Court: $11K sanction for unemployment fraud not excessive
A woman who failed to report part-time income on her unemployment applications didn’t get an excessive sanction when she was required to repay $11,190 to the state, the 7th Circuit Court of Appeals ruled Tuesday.
Plaintiff-appellant Susan Grashoff lost her job at McDonald’s in 2016. She applied for and received unemployment benefits beginning in December 2016, and the state’s Department of Workforce Development paid her $373 per week for 24 weekly claims through May 2017.
Grashoff continued to work part time at a local YMCA during that time frame. But according to court records, Grashoff never disclosed her part-time income to the DWD when she submitted claims for unemployment benefits.
The department eventually determined Grashoff knowingly violated the law and needed to pay $11,190, which included the unemployment benefits she received, plus a 25% penalty.
Grashoff filed suit in the United States District Court for the Northern District of Indiana that alleged the sanction violated the Eighth Amendment’s excessive fines clause.
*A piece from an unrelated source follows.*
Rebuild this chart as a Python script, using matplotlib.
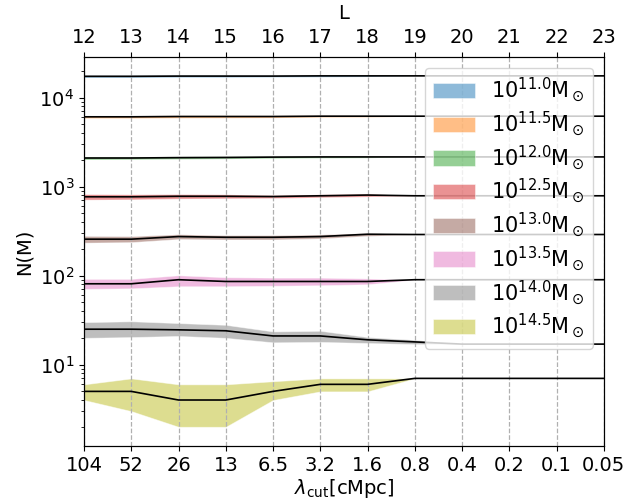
import matplotlib
matplotlib.use("Agg")
import matplotlib.pyplot as plt
import numpy as np

L = [12, 13, 14, 15, 16, 17, 18, 19, 20, 21, 22, 23]
lam_labels = ['104', '52', '26', '13', '6.5', '3.2', '1.6', '0.8', '0.4', '0.2', '0.1', '0.05']

mass_labels = ['11.0', '11.5', '12.0', '12.5', '13.0', '13.5', '14.0', '14.5']

med_110 = [17400, 17400, 17500, 17500, 17500, 17600, 17600, 17600, 17600, 17600, 17600, 17600]
lo_110 = [16900, 16900, 17000, 17000, 17100, 17200, 17300, 17600, 17600, 17600, 17600, 17600]
hi_110 = [17900, 17900, 18000, 18000, 17900, 18000, 17900, 17600, 17600, 17600, 17600, 17600]

med_115 = [6100, 6100, 6150, 6150, 6150, 6200, 6200, 6200, 6200, 6200, 6200, 6200]
lo_115 = [5900, 5900, 5950, 5960, 5980, 6050, 6080, 6200, 6200, 6200, 6200, 6200]
hi_115 = [6300, 6300, 6330, 6330, 6320, 6350, 6320, 6200, 6200, 6200, 6200, 6200]

med_120 = [2100, 2100, 2120, 2130, 2150, 2160, 2160, 2160, 2160, 2160, 2160, 2160]
lo_120 = [2020, 2030, 2050, 2070, 2090, 2110, 2120, 2160, 2160, 2160, 2160, 2160]
hi_120 = [2180, 2180, 2190, 2200, 2210, 2210, 2200, 2160, 2160, 2160, 2160, 2160]

med_125 = [770, 770, 780, 780, 775, 790, 805, 790, 790, 790, 790, 790]
lo_125 = [715, 720, 735, 740, 745, 760, 775, 790, 790, 790, 790, 790]
hi_125 = [825, 820, 825, 820, 805, 820, 835, 790, 790, 790, 790, 790]

med_130 = [257, 257, 275, 270, 270, 275, 292, 290, 290, 290, 290, 290]
lo_130 = [235, 238, 258, 255, 255, 262, 280, 290, 290, 290, 290, 290]
hi_130 = [280, 278, 292, 285, 285, 290, 302, 290, 290, 290, 290, 290]

med_135 = [81, 81, 90, 86, 86, 86, 86, 90, 90, 90, 90, 90]
lo_135 = [71, 72, 76, 76, 77, 78, 80, 90, 90, 90, 90, 90]
hi_135 = [92, 92, 101, 96, 95, 95, 93, 90, 90, 90, 90, 90]

med_140 = [25, 25, 24.6, 24, 21, 21, 19, 18, 17, 17, 17, 17]
lo_140 = [20, 20.4, 21, 20, 17.8, 18, 17.5, 17, 17, 17, 17, 17]
hi_140 = [30, 30.7, 29.3, 28, 23.6, 24, 20.4, 19, 17, 17, 17, 17]

med_145 = [5, 5, 4, 4, 5, 6, 6, 7, 7, 7, 7, 7]
lo_145 = [4, 3, 2, 2, 4, 5, 5, 7, 7, 7, 7, 7]
hi_145 = [6, 7, 6, 6, 6.5, 7, 7, 7, 7, 7, 7, 7]

meds = [med_110, med_115, med_120, med_125, med_130, med_135, med_140, med_145]
los = [lo_110, lo_115, lo_120, lo_125, lo_130, lo_135, lo_140, lo_145]
his = [hi_110, hi_115, hi_120, hi_125, hi_130, hi_135, hi_140, hi_145]
colors = ['tab:blue', 'tab:orange', 'tab:green', 'tab:red',
          'tab:brown', 'tab:pink', 'tab:gray', 'tab:olive']

fig = plt.figure(figsize=(6.27, 5.01), dpi=100)
ax = fig.add_axes([0.134, 0.110, 0.829, 0.776])

for lab, m, lo, hi, c in zip(mass_labels, meds, los, his, colors):
    ax.fill_between(L, lo, hi, color=c, alpha=0.5, lw=0.6,
                    edgecolor=(1, 1, 1, 0.2),
                    label=r'$10^{%s}\rm M_\odot$' % lab)
    ax.plot(L, m, color='black', lw=1.2)

ax.set_yscale('log')
ax.set_ylim(1.22, 28600)
ax.set_xlim(12, 23)
ax.set_xticks(L)
ax.set_xticklabels(lam_labels)
ax.grid(axis='x', ls='--', color='#b0b0b0', lw=0.9)
ax.tick_params(labelsize=14)
ax.set_xlabel(r'$\lambda_{\rm cut}$[cMpc]', fontsize=14, labelpad=2)
ax.set_ylabel('N(M)', fontsize=14)

ax2 = ax.twiny()
ax2.set_xlim(12, 23)
ax2.set_xticks(L)
ax2.set_xticklabels([str(v) for v in L])
ax2.tick_params(labelsize=14)
ax2.set_xlabel('L', fontsize=14, labelpad=7)

ax.legend(loc='upper right', fontsize=15, labelspacing=0.26,
          handlelength=2.0, handleheight=0.75, handletextpad=0.8)

fig.savefig('out.png', dpi=100)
The district court rejected that claim and the 7th Circuit affirmed.
Writing for the appellate court, Chief Judge Diane Sykes said the amount Grashoff had to repay was appropriate and not unconstitutionally excessive.
Sykes noted Grashoff had knowingly failed to disclose her income on 24 applications for public benefits.
“Put another way, on 24 occasions Grashoff knowingly withheld information about her income to obtain a higher benefit from a limited fund meant to support economically vulnerable people in Indiana,” Sykes wrote.
Further, Grashoff’s assertion that her offense constituted a single administrative violation was contradicted by the finding that she knowingly and repeatedly violated the income reporting requirement, the court found.
In her appeal, Grashoff had also argued that the Eighth Amendment inquiry needed to consider her ability to pay.
The court’s opinion stated that the U.S. Supreme Court has declined to address whether a sanctioned person’s financial condition is relevant to the excessiveness inquiry.
The court also noted the DWD had showed evidence that Grashoff had more than $500,000 in a retirement account in 2020 and significant equity on her home.
“Even if her personal circumstances are a relevant factor in the constitutional analysis, she has the ability to pay the sanction,” Sykes concluded.
Judge Michael Scudder and Judge Thomas Kirsch concurred.